De Tarde
Naquele “pic-nic” de burguesas
Houve uma coisa simplesmente bela,
E que, sem ter história nem grandezas,
Em todo o caso dava uma aguarela.
Foi quando tu, descendo do burrico,
Foste colher, sem imposturas tolas,
A um granzoal azul de grão de bico
Um ramalhete rubro de papoulas.
Pouco depois, em cima duns penhascos,
Nós acampámos, inda o sol se via;
E houve talhadas de melão, damascos
E pão de ló molhado em malvasia.
Mas, todo púrpuro, a sair da renda
Dos teus dois seios como duas rolas,
Era o supremo encanto da merenda
O ramalhete rubro das papoulas!
A faceta pictórica da poesia de Cesário Verde assume neste relato de um episódio passado no campo contornos particularmente nítidos: levando o leitor a evocar “Le déjeuner sur l’herbe“, de Claude Monet, o “eu” descreve uma aguarela cujo centro cromático é o vermelho das papoilas que integram o ramalhete estrategicamente colocado entre os seios da jovem burguesa. Tal como o pintor dos finais do século XIX sai para a paisagem com o seu cavalete, o “eu” poético sai para o campo com o seu olhar, ferramenta sensível, que capta os flagrantes do real para, posteriormente, os trabalhar sob a forma de poema.
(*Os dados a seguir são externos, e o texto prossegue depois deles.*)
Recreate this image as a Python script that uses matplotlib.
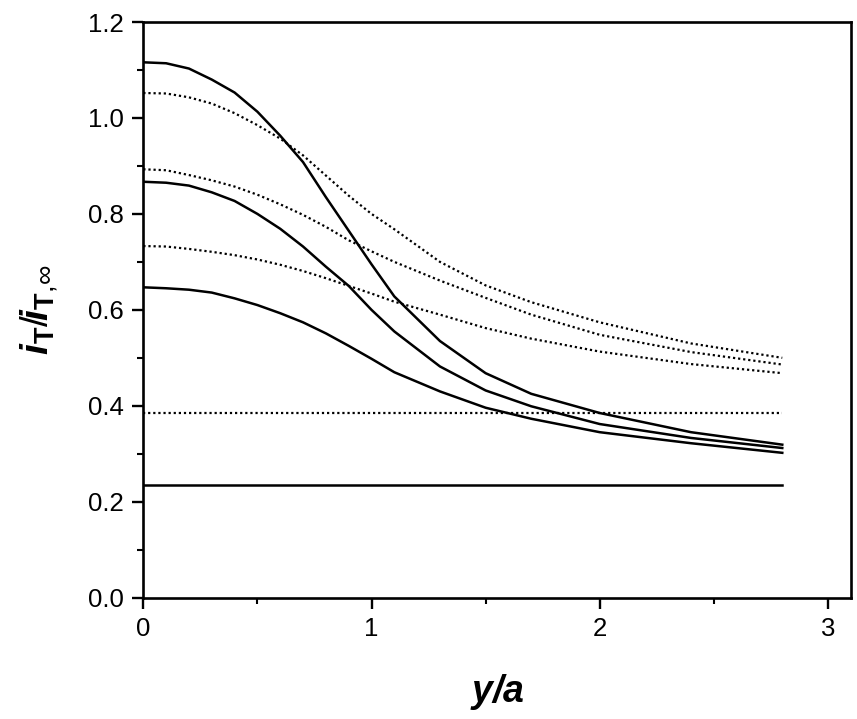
import numpy as np
import matplotlib
matplotlib.use("Agg")
import matplotlib.pyplot as plt
from matplotlib.ticker import MultipleLocator

# ======================================
# Data
# ======================================

x = [0, 0.1, 0.2, 0.3, 0.4, 0.5, 0.6, 0.7, 0.8, 0.9,
     1.0, 1.1, 1.3, 1.5, 1.7, 2.0, 2.4, 2.8]

solid_a = [1.116, 1.114, 1.103, 1.080, 1.053, 1.013, 0.963, 0.908, 0.835,
           0.765, 0.695, 0.628, 0.535, 0.468, 0.425, 0.385, 0.345, 0.319]
solid_b = [0.867, 0.865, 0.859, 0.845, 0.827, 0.800, 0.769, 0.732, 0.690,
           0.650, 0.600, 0.555, 0.482, 0.432, 0.399, 0.362, 0.333, 0.312]
solid_c = [0.647, 0.645, 0.642, 0.636, 0.624, 0.610, 0.593, 0.574, 0.551,
           0.525, 0.498, 0.470, 0.430, 0.396, 0.373, 0.345, 0.322, 0.302]

dotted_a = [1.052, 1.051, 1.043, 1.030, 1.010, 0.985, 0.957, 0.922, 0.880,
            0.838, 0.800, 0.768, 0.700, 0.651, 0.616, 0.574, 0.530, 0.500]
dotted_b = [0.893, 0.891, 0.881, 0.870, 0.857, 0.840, 0.820, 0.798, 0.773,
            0.745, 0.722, 0.700, 0.661, 0.625, 0.590, 0.548, 0.512, 0.486]
dotted_c = [0.733, 0.732, 0.727, 0.721, 0.714, 0.705, 0.694, 0.681, 0.666,
            0.650, 0.634, 0.617, 0.590, 0.562, 0.540, 0.513, 0.487, 0.468]

flat_x = [0, 2.8]
flat_solid = [0.234, 0.234]
flat_dotted = [0.385, 0.385]

# ======================================
# Style
# ======================================

plt.rcParams["font.family"] = ["Liberation Sans", "DejaVu Sans"]
plt.rcParams["mathtext.fontset"] = "custom"
plt.rcParams["mathtext.rm"] = "Liberation Sans"
plt.rcParams["mathtext.it"] = "Liberation Sans:italic"
plt.rcParams["mathtext.bf"] = "Liberation Sans:bold"
plt.rcParams["mathtext.bfit"] = "Liberation Sans:bold:italic"

fig = plt.figure(figsize=(8.57, 7.19), dpi=100)
ax = fig.add_axes([0.1672, 0.1687, 0.8255, 0.8007])

dots = (0, (1, 1.3))

for ys in [solid_a, solid_b, solid_c]:
    ax.plot(x, ys, color="black", lw=1.8)
for ys in [dotted_a, dotted_b, dotted_c]:
    ax.plot(x, ys, color="black", lw=1.6, linestyle=dots)

ax.plot(flat_x, flat_solid, color="black", lw=1.8)
ax.plot(flat_x, flat_dotted, color="black", lw=1.6, linestyle=dots)

ax.set_xlim(0, 3.1)
ax.set_ylim(0, 1.2)

ax.xaxis.set_major_locator(MultipleLocator(1))
ax.xaxis.set_minor_locator(MultipleLocator(0.5))
ax.yaxis.set_major_locator(MultipleLocator(0.2))
ax.yaxis.set_minor_locator(MultipleLocator(0.1))
ax.yaxis.set_major_formatter(plt.FormatStrFormatter("%.1f"))

ax.tick_params(which="major", direction="out", length=8, width=1.7,
               labelsize=18.5, pad=6)
ax.tick_params(which="minor", direction="out", length=4, width=1.5)
ax.tick_params(top=False, right=False, which="both")

for s in ax.spines.values():
    s.set_linewidth(1.9)

ax.set_xlabel(r"$\mathbfit{y/a}$", fontsize=27, labelpad=22)
ax.set_ylabel(
    r"$\mathbfit{i}_{\mathbf{T}}/\!\mathbfit{i}_{\mathbf{T},\!\infty}$",
    fontsize=28, labelpad=20)

fig.savefig("out.png", dpi=100)
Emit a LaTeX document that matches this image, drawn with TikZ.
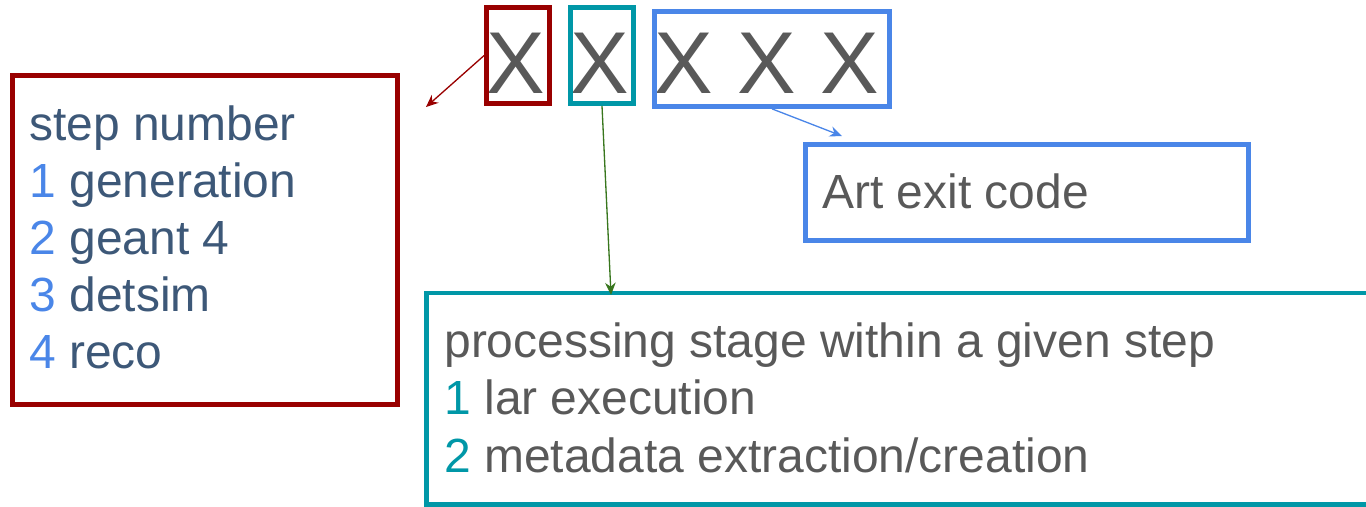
\documentclass[tikz,border=0pt]{standalone}
\usepackage{fontspec}
\setmainfont{Liberation Sans}
\usepackage{xcolor}
\definecolor{stepred}{RGB}{153,0,0}
\definecolor{stageteal}{RGB}{0,151,167}
\definecolor{codeblue}{RGB}{74,134,232}
\definecolor{slate}{RGB}{61,88,120}
\definecolor{textgray}{RGB}{89,89,89}
\definecolor{arrowgreen}{RGB}{56,118,29}
\usepackage{tikz}
\usetikzlibrary{positioning, arrows.meta}
\tikzstyle{frame} = [
    rectangle,
    line width=2.7pt,
    inner sep=0pt,
]
\tikzstyle{digit} = [
    inner sep=0pt,
    anchor=base,
    text=textgray,
    font=\fontsize{50}{60}\selectfont,
]
\tikzstyle{line} = [
    inner sep=0pt,
    anchor=base west,
    font=\fontsize{27.3}{33}\selectfont,
]
\tikzstyle{arrow} = [-{Stealth[length=7pt,width=6pt]}, line width=0.75pt]

\begin{document}
\begin{tikzpicture}[x=0.02cm, y=-0.02cm]
    \useasboundingbox (0,0) rectangle (1366,507);

    % code digits
    \node (stepd) at (516, 93) [digit] {X};
    \node (staged) at (600, 93) [digit] {X};
    \node (coded) at (767, 93) [digit] {X X X};

    % boxes
    \node (stepx) at (518, 55.5) [frame, draw=stepred, minimum width=1.26cm, minimum height=1.92cm] {};
    \node (stagex) at (602, 55.5) [frame, draw=stageteal, minimum width=1.26cm, minimum height=1.92cm] {};
    \node (codex) at (772, 59) [frame, draw=codeblue, minimum width=4.7cm, minimum height=1.9cm] {};
    \node (stepbox) at (205, 240) [frame, draw=stepred, minimum width=7.7cm, minimum height=6.58cm] {};
    \node (codebox) at (1027, 192.5) [frame, draw=codeblue, minimum width=8.86cm, minimum height=1.92cm] {};
    \node (stagebox) at (900, 398.75) [frame, draw=stageteal, minimum width=18.94cm, minimum height=4.235cm] {};

    % step numbers
    \node (steptitle) at (29, 140) [line, text=slate] {step number};
    \foreach \num/\name [count=\i] in {1/generation,2/geant 4,3/detsim,4/reco} {
        \node (step\i) at (29, 140+57*\i) [line, text=slate] {\textcolor{codeblue}{\num} \name};
    }

    % exit code
    \node (codetext) at (822, 208) [line, text=textgray] {Art exit code};

    % processing stages
    \node (stagetitle) at (444, 357) [line, text=textgray] {processing stage within a given step};
    \foreach \num/\name [count=\i] in {1/lar execution,2/metadata extraction\slash creation} {
        \node (stage\i) at (444, 357+57.5*\i) [line, text=textgray] {\textcolor{stageteal}{\num} \name};
    }

    % arrows
    \coordinate (stepend) at (426, 107);
    \coordinate (stageend) at (611, 295);
    \coordinate (codeend) at (842, 136);
    \draw [arrow, stepred] (stepx.west) to (stepend);
    \draw [arrow, arrowgreen] (stagex.south) to (stageend);
    \draw [arrow, codeblue] (codex.south) to (codeend);

\end{tikzpicture}
\end{document}
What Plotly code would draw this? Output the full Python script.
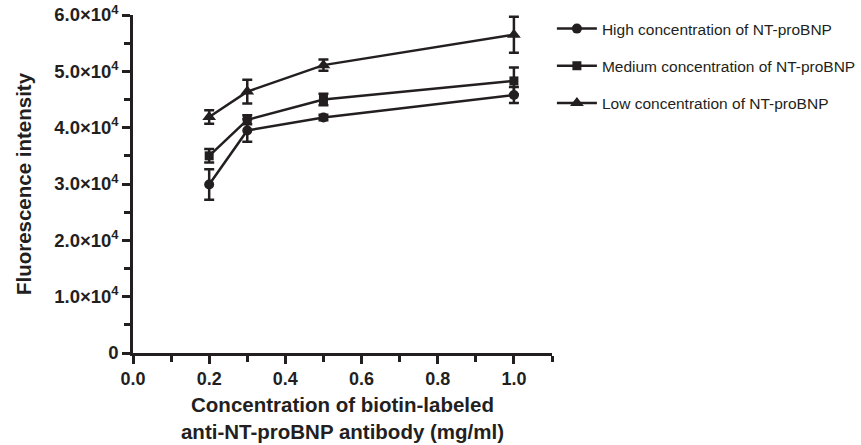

Cesário Verde 🇵🇹 (1855-1886) José Joaquim Cesário Verde foi um poeta português, considerado um dos pioneiros, precursores da poesia no século XX. Aborda temas como a dicotomia cidade/campo e a questão social. Sua poesia caracteriza-se pela objetividade e descrição precisa do quotidiano, utilizando um tom coloquial. Temas: ociosidade, inércia, artificialidade. Faleceu aos 31 anos por tuberculose.